Seanad debates

Tuesday, 11 December 2018

Health (Regulation of Termination of Pregnancy) Bill 2018: Committee Stage (Resumed)

 

10:30 am

Photo of Simon HarrisSimon Harris (Wicklow, Fine Gael) | Oireachtas source

I think the first thing we have to do when speaking about this issue is to speak in a sensitive manner. I am not suggesting that colleagues to date have not done that but obviously there are people watching this debate who have a disability, or are the parents of children with a disability. During the course of the referendum campaign it caused me significant concern that there was an implication that the only reason some children were born with a disability in Ireland was because of the eighth amendment. I think that the mothers and fathers whom I know, and we all know them, who raise their children with such love, compassion, dedication and care for them more than anything else did not do that because of a line in the Constitution. Whether the Senator or I think it is a good or a bad line, they did it out of love. We need to be very careful that we do not suggest that anything we do in here or in the Bunreacht would determine the decisions those parents make. We debated this issue at length in the other House and it is right and proper that Senators can table it in this House as well, but I will not be accepting it for the same reasons that I outlined in the Dáil when a very similar amendment was put forward by Deputies. It is important to state that the Bill, as drafted, does not provide for terminations of pregnancy to be carried out on the grounds of sex, race or disability.

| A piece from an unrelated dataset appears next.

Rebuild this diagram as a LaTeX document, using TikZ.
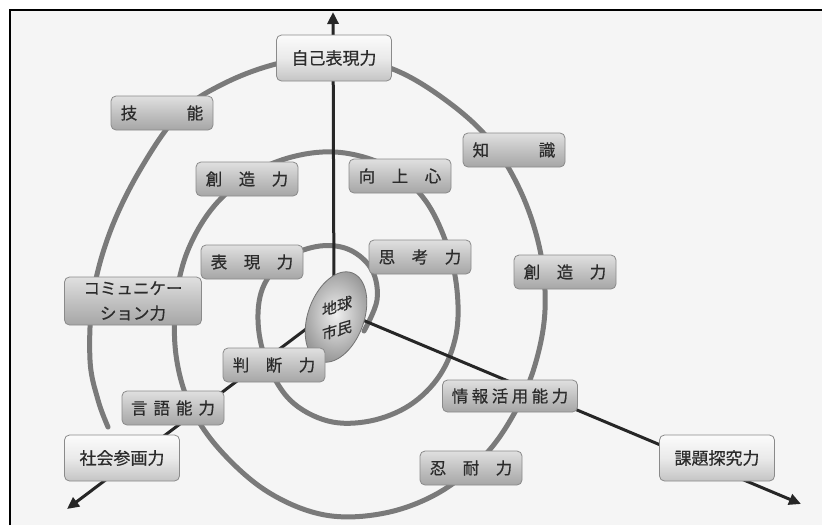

We need to be very careful going down this rabbit hole of suggesting that because the Bill does not say it means that it is allowed. That would be a very peculiar legal precedent. The Bill does not mention hair colour but it is not a ground for termination. By not including things in legislation, we are excluding them. This Bill sets out very clearly what is allowed, and what is not allowed is excluded. It is illegal. We will be getting to a debate later and I know I will disagree with some of my colleagues on this, but there are serious criminal sanctions when one breaks the law and carries out a termination, above and beyond those grounds as well.

The Bill does provide for a termination of pregnancy to be carried out only in cases where there is a risk to the life or serious harm to the health of the pregnant woman, where there is a risk to the life or serious harm to her health in an emergency, where there is a condition present which is likely to lead to the death of a foetus either before or within 28 days of birth or where the pregnancy has not exceeded 12 weeks. Ending the life of a foetus otherwise than in accordance with these provisions is an offence which may be prosecuted.

My starting point in the drafting of this legislation and then publishing a general scheme that the people of Ireland could consider before they voted, was what the all-party committee had looked at. The all-party committee made a very conscious decision and I have no doubt from watching those debates and reading the report that it was a conscious decision to exclude disability as a ground for termination. The decision of that committee was to exclude it.

The committee also made another very important finding. It made a recommendation that we should allow termination in early pregnancy up to 12 weeks without specific indication. My very honest assessment of this amendment is that it would intentionally or unintentionally make that early pregnancy head of this legislation inoperable. People have said already that people did not vote on the heads of the Bill. Maybe that is true and maybe it is not, who knows, but whether one was in favour or against the referendum, the issue of 12 weeks without specific indication or very crude and offensive language such as on demand, was put on posters and was debated up and down the length and breadth of the county so the people of Ireland were very much aware of it.